Muerhoff sent a letter home to parents letting them know she had accepted a new job, and this was her last week as their children’s teacher.
“I had one parent come in in tears,” said Muerhoff, in tears herself.
She says she would have stayed if she had more support, better health benefits, and a healthier room. She calls her classroom, room 108, the room from hell.
“That leak has been there three years. I cleaned it up this morning. It drips constantly down on the table,” said Muerhoff pointing to a constant flow of dripping water from her ceiling.
“I don’t know what it is. I know there is a bathroom above me.”
She says it smells in her room and she constantly has headaches.
Her room is also connected to an old dilapidated green house. The door to the green house doesn’t have a doorknob, insulation, or a lock. She put bags in the doorknob hole after squirrels kept getting in to her classroom.

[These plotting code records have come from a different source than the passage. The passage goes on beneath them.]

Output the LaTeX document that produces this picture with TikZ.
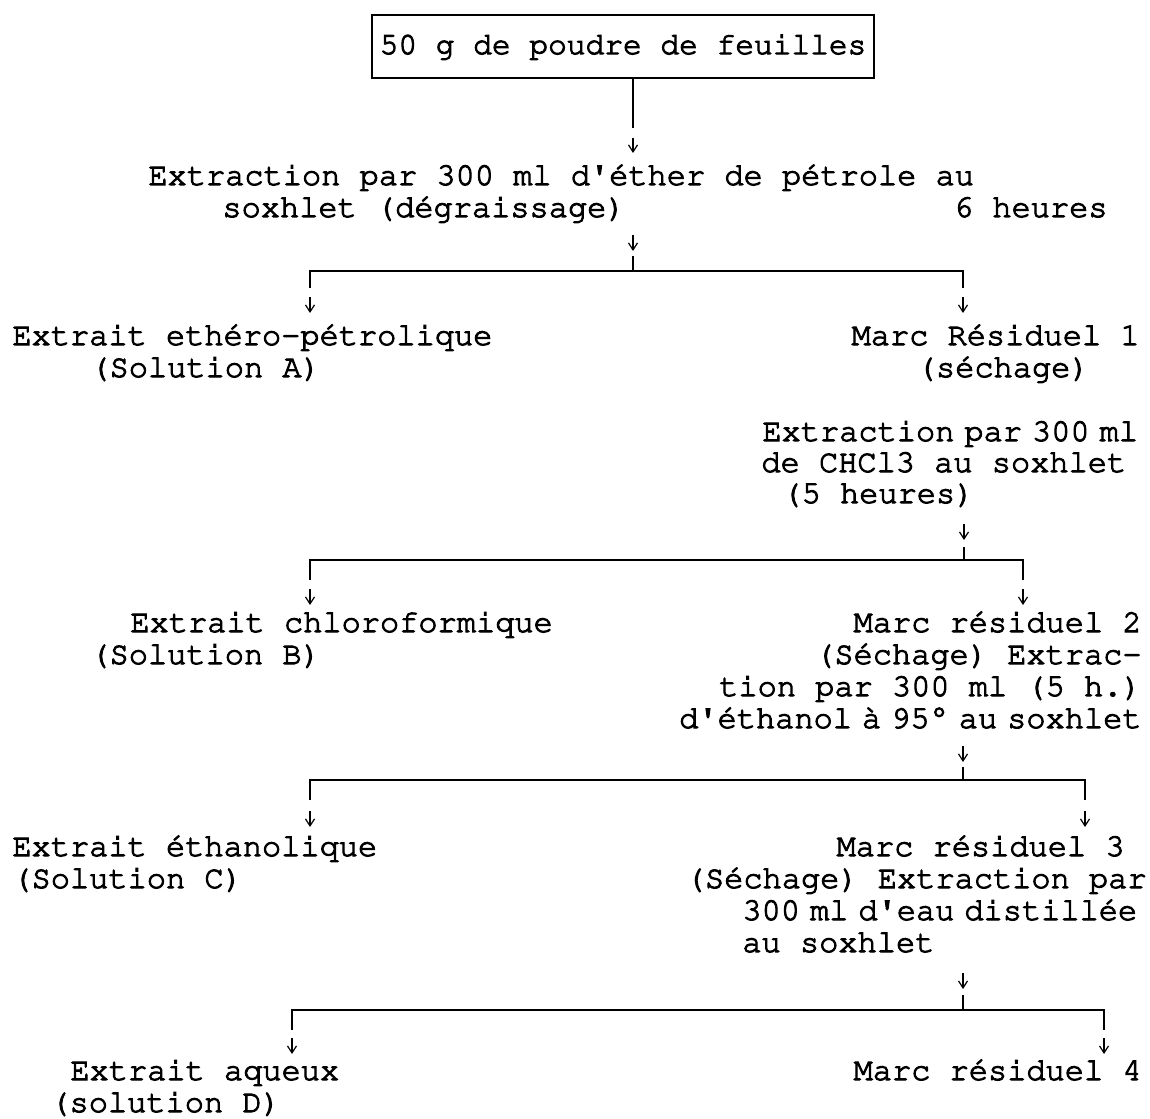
\documentclass[tikz,border=0pt]{standalone}
\usepackage[T1]{fontenc}
\usepackage{textcomp}
\usepackage{courier}
\usetikzlibrary{arrows.meta}
\newcommand\esp{\hspace{5pt}}
\newcommand\apo{\textquotesingle}
\newcommand\gras{\special{pdf:literal 2 Tr 0.5 w}}
\begin{document}
\begin{tikzpicture}[x=0.5pt,y=-0.5pt,
	txt/.style={inner sep=0pt, anchor=base west, font=\ttfamily\fontsize{16}{16}\selectfont\gras},
	txtr/.style={txt, anchor=base east},
	cadre/.style={draw, line width=0.9pt, inner sep=0pt, minimum width=251pt, minimum height=31.5pt, font=\ttfamily\fontsize{15.6}{16}\selectfont\gras},
	trait/.style={line width=0.9pt},
	fleche/.style={line width=0.6pt, -{Straight Barb[length=3.5pt,width=4.5pt]}}]
	\useasboundingbox (0,0) rectangle (1150,1118);
	% depart
	\node (poudre) at (623,46.5)	[cadre]	{50 g de poudre de feuilles};
	\coordinate (p1) at (633,128);
	\draw[trait] (poudre.south -| p1) -- (p1);
	\draw[fleche] (633,138) -- (633,153);
	% etape 1 : ether de petrole
	\node (ext1a) at (148,185)	[txt]	{Extraction par 300 ml d\apo \'ether de p\'etrole au};
	\node (ext1b) at (222,217)	[txt]	{soxhlet (d\'egraissage)};
	\node (ext1c) at (1108,217)	[txtr]	{6 heures};
	\coordinate (e1) at (633,256);
	\coordinate (b1) at (633,271);
	\coordinate (b1g) at (310,271);
	\coordinate (b1d) at (963,271);
	\draw[fleche] (633,235) -- (633,251);
	\draw[trait] (e1) -- (b1);
	\draw[trait] (b1g |- 0,288) -- (b1g) -- (b1d) -- (b1d |- 0,288);
	\draw[fleche] (b1g |- 0,297) -- (b1g |- 0,313);
	\draw[fleche] (b1d |- 0,297) -- (b1d |- 0,313);
	\node (solA1) at (12,345)	[txt]	{Extrait eth\'ero-p\'etrolique};
	\node (solA2) at (90,377)	[txt]	{(Solution A)};
	\node (marc1a) at (1140,345)	[txtr]	{Marc R\'esiduel 1};
	\node (marc1b) at (1090,377)	[txtr]	{(s\'echage)};
	% etape 2 : chloroforme
	\node (ext2a) at (762,441)	[txt]	{Extraction\esp par\esp 300\esp ml};
	\node (ext2b) at (761,472)	[txt]	{de CHCl3 au soxhlet};
	\node (ext2c) at (782,503)	[txt]	{(5 heures)};
	\coordinate (e2) at (964,547);
	\coordinate (b2) at (964,560);
	\coordinate (b2g) at (310,560);
	\coordinate (b2d) at (1023,560);
	\draw[fleche] (964,524) -- (964,540);
	\draw[trait] (e2) -- (b2);
	\draw[trait] (b2g |- 0,580) -- (b2g) -- (b2d) -- (b2d |- 0,580);
	\draw[fleche] (b2g |- 0,589) -- (b2g |- 0,605);
	\draw[fleche] (b2d |- 0,589) -- (b2d |- 0,605);
	\node (solB1) at (130,632)	[txt]	{Extrait chloroformique};
	\node (solB2) at (90,664)	[txt]	{(Solution B)};
	\node (marc2a) at (1142,632)	[txtr]	{Marc r\'esiduel 2};
	\node (marc2b) at (1142,664)	[txtr]	{(S\'echage) Extrac-};
	\node (marc2c) at (1142,696)	[txtr]	{tion par 300 ml (5 h.)};
	\node (marc2d) at (1142,728)	[txtr]	{d\apo \'ethanol\esp \`a\esp 95\textdegree\esp au\esp soxhlet};
	% etape 3 : ethanol
	\coordinate (e3) at (963,767);
	\coordinate (b3) at (963,780);
	\coordinate (b3g) at (310,780);
	\coordinate (b3d) at (1085,780);
	\draw[fleche] (963,746) -- (963,762);
	\draw[trait] (e3) -- (b3);
	\draw[trait] (b3g |- 0,800) -- (b3g) -- (b3d) -- (b3d |- 0,800);
	\draw[fleche] (b3g |- 0,811) -- (b3g |- 0,827);
	\draw[fleche] (b3d |- 0,811) -- (b3d |- 0,827);
	\node (solC1) at (12,856)	[txt]	{Extrait \'ethanolique};
	\node (solC2) at (12,888)	[txt]	{(Solution C)};
	\node (marc3a) at (1125,856)	[txtr]	{Marc r\'esiduel 3};
	\node (marc3b) at (1147,888)	[txtr]	{(S\'echage) Extraction par};
	\node (marc3c) at (742,920)	[txt]	{300\esp ml\esp d\apo eau\esp distill\'ee};
	\node (marc3d) at (742,952)	[txt]	{au soxhlet};
	% etape 4 : eau
	\coordinate (e4) at (963,995);
	\coordinate (b4) at (963,1010);
	\coordinate (b4g) at (292,1010);
	\coordinate (b4d) at (1104,1010);
	\draw[fleche] (963,973) -- (963,989);
	\draw[trait] (e4) -- (b4);
	\draw[trait] (b4g |- 0,1030) -- (b4g) -- (b4d) -- (b4d |- 0,1030);
	\draw[fleche] (b4g |- 0,1038) -- (b4g |- 0,1054);
	\draw[fleche] (b4d |- 0,1038) -- (b4d |- 0,1054);
	\node (solD1) at (70,1080)	[txt]	{Extrait aqueux};
	\node (solD2) at (50,1112)	[txt]	{(solution D)};
	\node (marc4) at (1142,1080)	[txtr]	{Marc r\'esiduel 4};
\end{tikzpicture}
\end{document}
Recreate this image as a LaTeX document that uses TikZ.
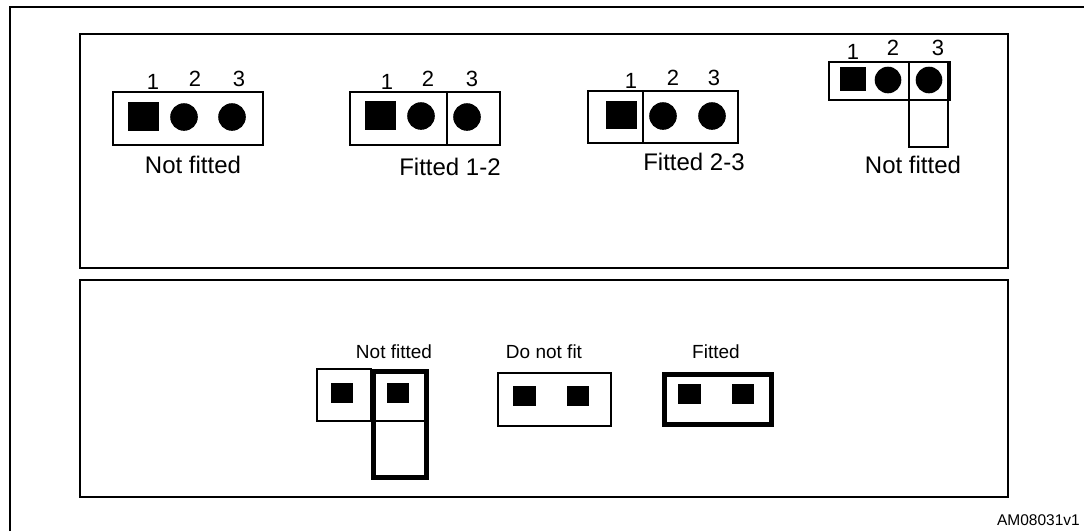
\documentclass[tikz,border=0pt]{standalone}
\usepackage{fontspec}
\setmainfont{Liberation Sans}
\begin{document}
\begin{tikzpicture}[x=1pt,y=-1pt,
  frame/.style={draw,line width=2.2pt},
  panel/.style={draw,line width=1.6pt},
  jbox/.style={draw,line width=1.4pt},
  jthick/.style={draw,line width=4.5pt},
  sqpin/.style={fill=black},
  num/.style={inner sep=0pt,font=\fontsize{22}{22}\selectfont},
  toplbl/.style={inner sep=0pt,font=\fontsize{24}{24}\selectfont},
  botlbl/.style={inner sep=0pt,font=\fontsize{19}{19}\selectfont},
  code/.style={inner sep=0pt,font=\fontsize{15.5}{15.5}\selectfont}]
\useasboundingbox (0,0) rectangle (1084,531);
% outer frame (only left and top visible)
\draw[frame] (10,531) -- (10,7) -- (1084,7);
% panels
\draw[panel] (80,34) rectangle (1008,268);
\draw[panel] (80,280) rectangle (1008,497);

% ---- top panel: jumper 1, Not fitted
\draw[jbox] (113,92) rectangle (263,145);
\fill[sqpin] (128,102) rectangle (159,131);
\fill (184,117) circle (13.8);
\fill (232,117) circle (13.8);
\node[num] (a1) at (153,82) {1};
\node[num] (a2) at (195,79) {2};
\node[num] (a3) at (239,79) {3};
\node[toplbl] (la) at (193,165) {Not fitted};

% ---- jumper 2, Fitted 1-2
\draw[jbox] (350,92) rectangle (500,145);
\draw[jbox] (447,92) -- (447,145);
\fill[sqpin] (365,101) rectangle (396,130);
\fill (421,116) circle (13.8);
\fill (467,117) circle (13.8);
\node[num] (b1) at (387,82) {1};
\node[num] (b2) at (428,79) {2};
\node[num] (b3) at (472,79) {3};
\node[toplbl] (lb) at (450,167) {Fitted 1-2};

% ---- jumper 3, Fitted 2-3
\draw[jbox] (588,91) rectangle (738,143);
\draw[jbox] (643,91) -- (643,143);
\fill[sqpin] (606,101) rectangle (637,129);
\fill (663,116) circle (13.8);
\fill (712,116) circle (13.8);
\node[num] (c1) at (631,81) {1};
\node[num] (c2) at (673,78) {2};
\node[num] (c3) at (714,78) {3};
\node[toplbl] (lc) at (694,162) {Fitted 2-3};

% ---- jumper 4, Not fitted (perpendicular)
\draw[jbox] (829,62) rectangle (950,100);
\draw[jbox] (909,62) rectangle (948,147);
\fill[sqpin] (840,67) rectangle (866,91);
\fill (888,80) circle (13.3);
\fill (929,80) circle (13.3);
\node[num] (d1) at (853,52) {1};
\node[num] (d2) at (893,48) {2};
\node[num] (d3) at (938,48) {3};
\node[toplbl] (ld) at (913,165) {Not fitted};

% ---- bottom panel: Not fitted
\node[botlbl] (le) at (394,352) {Not fitted};
\draw[jbox] (317,369) rectangle (371,421);
\fill[sqpin] (331,383) rectangle (353,403);
\draw[jthick] (373.5,371.5) rectangle (426.5,477.5);
\draw[line width=2pt] (371,421) -- (429,421);
\fill[sqpin] (387,383) rectangle (409,403);

% ---- Do not fit
\node[botlbl] (lf) at (544,352) {Do not fit};
\draw[jbox] (498,373) rectangle (611,426);
\fill[sqpin] (513,386) rectangle (536,406);
\fill[sqpin] (567,386) rectangle (589,406);

% ---- Fitted
\node[botlbl] (lg) at (716,352) {Fitted};
\draw[jthick] (664.5,374.5) rectangle (771.5,424.5);
\fill[sqpin] (678,384) rectangle (701,404);
\fill[sqpin] (732,384) rectangle (754,404);

\node[code,anchor=east] (id) at (1080,520) {AM08031v1};
\end{tikzpicture}
\end{document}
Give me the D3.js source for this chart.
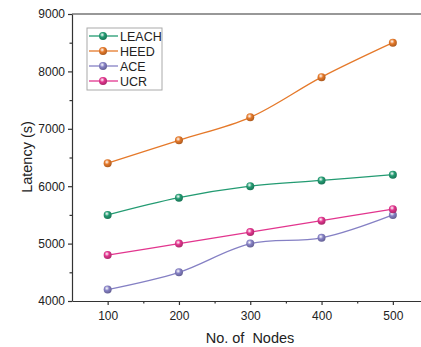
<!DOCTYPE html>
<html><head><meta charset="utf-8">
<script src="https://cdn.jsdelivr.net/npm/d3@7"></script>
<style>body{margin:0;background:#fff}svg{display:block}text{font-family:"Liberation Sans",Arial,sans-serif}</style>
</head><body><svg id="c" width="421" height="347"></svg>
<script>
const nodes = [100, 200, 300, 400, 500];
const leach = [5500, 5800, 6000, 6100, 6200];
const heed = [6400, 6800, 7200, 7900, 8500];
const ace = [4200, 4500, 5000, 5100, 5500];
const ucr = [4800, 5000, 5200, 5400, 5600];
const seriesNames = ["LEACH", "HEED", "ACE", "UCR"];
const seriesColors = ["#239b72", "#e5792a", "#8580c4", "#e2358e"];
const yTicks = [4000, 5000, 6000, 7000, 8000, 9000];
const xTicks = [100, 200, 300, 400, 500];

const series = [leach, heed, ace, ucr].map((v, i) => ({name: seriesNames[i], color: seriesColors[i], values: v}));
const svg = d3.select("#c");
const x = d3.scaleLinear().domain([50, 550]).range([72, 428.5]);
const y = d3.scaleLinear().domain([4000, 9000]).range([301, 14]);

const defs = svg.append("defs");
series.forEach((s, i) => {
  const g = defs.append("radialGradient").attr("id", "g" + i).attr("cx", "40%").attr("cy", "35%").attr("r", "65%");
  g.append("stop").attr("offset", "0%").attr("stop-color", "#fff");
  g.append("stop").attr("offset", "45%").attr("stop-color", s.color);
  g.append("stop").attr("offset", "100%").attr("stop-color", d3.color(s.color).darker(0.8));
});

svg.append("line").attr("x1", 72).attr("x2", 421).attr("y1", 14).attr("y2", 14).attr("stroke", "#333").attr("stroke-width", 1.2);

svg.append("g").attr("transform", "translate(0,301)")
  .call(d3.axisBottom(x).tickValues(xTicks).tickFormat(d3.format("d")).tickSize(4).tickSizeOuter(0).tickPadding(6));
svg.append("g").attr("transform", "translate(0,301)")
  .call(d3.axisBottom(x).tickValues([150, 250, 350, 450, 550]).tickSize(2.5).tickFormat("").tickSizeOuter(0))
  .select(".domain").remove();
svg.append("g").attr("transform", "translate(72,0)")
  .call(d3.axisLeft(y).tickValues(yTicks).tickFormat(d3.format("d")).tickSize(4).tickSizeOuter(0).tickPadding(3));
svg.append("g").attr("transform", "translate(72,0)")
  .call(d3.axisLeft(y).tickValues([4500, 5500, 6500, 7500, 8500]).tickSize(2.5).tickFormat("").tickSizeOuter(0))
  .select(".domain").remove();
svg.selectAll(".domain, .tick line").attr("stroke", "#333").attr("stroke-width", 1.2);
svg.selectAll(".tick text").attr("font-size", 12).attr("fill", "#222");

const line = d3.line().x((d, i) => x(nodes[i])).y(d => y(d)).curve(d3.curveCatmullRom.alpha(0.5));
series.forEach((s, i) => {
  svg.append("path").attr("d", line(s.values)).attr("fill", "none").attr("stroke", s.color).attr("stroke-width", 1.3);
  svg.selectAll(null).data(s.values).enter().append("circle")
    .attr("cx", (d, j) => x(nodes[j])).attr("cy", d => y(d)).attr("r", 4).attr("fill", "url(#g" + i + ")");
});

const lg = svg.append("g");
lg.append("rect").attr("x", 87).attr("y", 28).attr("width", 75).attr("height", 62).attr("fill", "#fff").attr("stroke", "#aaa").attr("stroke-width", 1);
series.forEach((s, i) => {
  const yy = 36 + i * 15;
  lg.append("line").attr("x1", 89).attr("x2", 118).attr("y1", yy).attr("y2", yy).attr("stroke", s.color).attr("stroke-width", 1.3);
  lg.append("circle").attr("cx", 103).attr("cy", yy).attr("r", 4).attr("fill", "url(#g" + i + ")");
  lg.append("text").attr("x", 120).attr("y", yy + 4.5).attr("font-size", 12.5).attr("fill", "#222").text(s.name);
});

svg.append("text").attr("transform", "translate(32,157) rotate(-90)").attr("text-anchor", "middle").attr("font-size", 14.5).attr("fill", "#222").text("Latency (s)");
svg.append("text").attr("x", 250).attr("y", 343).attr("text-anchor", "middle").attr("font-size", 14.5).attr("fill", "#222").style("white-space", "pre").text("No. of  Nodes");
</script></body></html>
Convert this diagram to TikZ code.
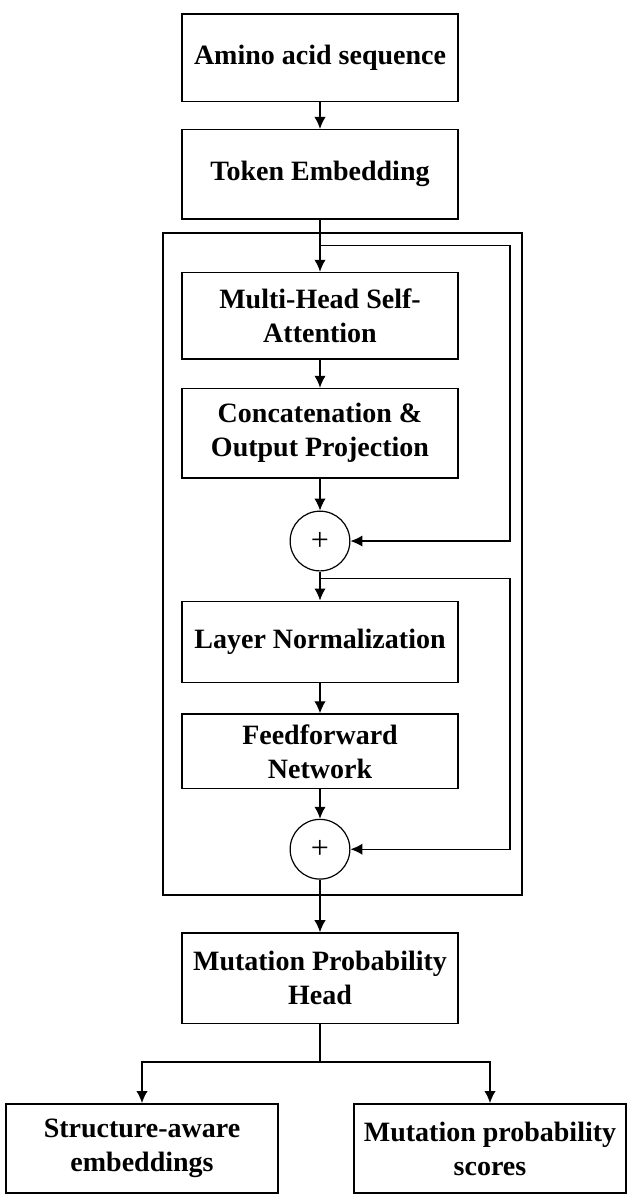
\documentclass[tikz,border=0pt]{standalone}
\usepackage{fontspec}
\setmainfont{Liberation Serif}
\usetikzlibrary{arrows.meta,calc,positioning}

\begin{document}
\begin{tikzpicture}[
    x=0.75pt, y=0.75pt,
    block/.style={
        draw, rectangle,
        line width=1.1pt,
        minimum width=207pt,
        minimum height=67pt,
        align=center,
        font={\bfseries\fontsize{21}{25.5}\selectfont}
    },
    adder/.style={
        draw, circle,
        line width=0.9pt,
        minimum size=44.8pt, inner sep=0pt,
        font={\fontsize{24}{24}\selectfont}
    },
    flow/.style={-{Latex[length=9pt,width=8.5pt]}, line width=1pt},
    node distance=21pt
]
\useasboundingbox (0,0) rectangle (636,-1196);

\node[block, minimum height=65.6pt] (amino) at (320,-57.5) {Amino acid sequence};
\node[block, below=20.25pt of amino] (token) {Token Embedding};
\node[block, minimum height=64.9pt, below=39pt of token] (mhsa) {Multi-Head Self-\\Attention};
\node[block, below=of mhsa] (concat) {Concatenation \&\\Output Projection};
\node[adder, below=24pt of concat] (add1) {+};
\node[block, minimum height=61pt, below=21.75pt of add1] (norm) {Layer Normalization};
\node[block, minimum height=56pt, below=22.5pt of norm] (ffn) {Feedforward\\Network};
\node[adder, below=22pt of ffn] (add2) {+};
\node[block, minimum height=68pt, below=39.4pt of add2] (head) {Mutation Probability\\Head};
\node[block, minimum width=204pt, below=59pt of head, xshift=-133.5pt] (embed) {Structure-aware\\embeddings};
\node[block, minimum width=204pt, below=59pt of head, xshift=127.5pt] (scores) {Mutation probability\\scores};

% encoder frame
\draw[line width=1.1pt] (163,-233) rectangle (522,-895);

\coordinate (rail) at (510,0);
\coordinate (fork1) at ($(token.south)!0.5!(mhsa.north)$);
\coordinate (fork2) at ($(add1.south)!0.25!(norm.north)$);
\coordinate (branch) at ($(head.south)!0.48!(head.south |- embed.north)$);

\draw[flow] (amino) -- (token);
\draw[flow] (token) -- (mhsa);
\draw[flow] (mhsa) -- (concat);
\draw[flow] (concat) -- (add1);
\draw[flow] (add1) -- (norm);
\draw[flow] (norm) -- (ffn);
\draw[flow] (ffn) -- (add2);
\draw[flow] (add2) -- (head);
\draw[flow] (fork1) -- (fork1 -| rail) |- (add1);
\draw[flow] (fork2) -- (fork2 -| rail) |- (add2);
\draw[line width=1pt] (head) -- (branch);
\draw[flow] (branch) -| (embed.north);
\draw[flow] (branch) -| (scores.north);
\end{tikzpicture}
\end{document}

"I have told the building manager,” said Muerhoff. “He says, 'Oh we have to get a contractor.' The contractor never comes out.”
The windows in the greenhouse are covered in a black substance. She doesn’t know if it is mold or mildew. She knows it smells and isn’t clean.
7 Action News called the health department. It immediately sent out an inspector to look at what is happening. We’re told the inspection is going to take more than a day. We will follow up on what is found.
A district spokesperson confronted 7 Action News as we left the school property. We were told Muerhoff was not authorized to show us the conditions in her room. No comment was provided as to when the conditions would be addressed.
Muerhoff says she knows her previous and current principal asked for issues to be fixed, but it never happened. She says she asked 7 Action News to share her story in the hope it leads to change for the sake of her students.
"They’re tough kids, but it is just not right. They’re the ones that lose in the whole thing. They’re not getting what they deserve.”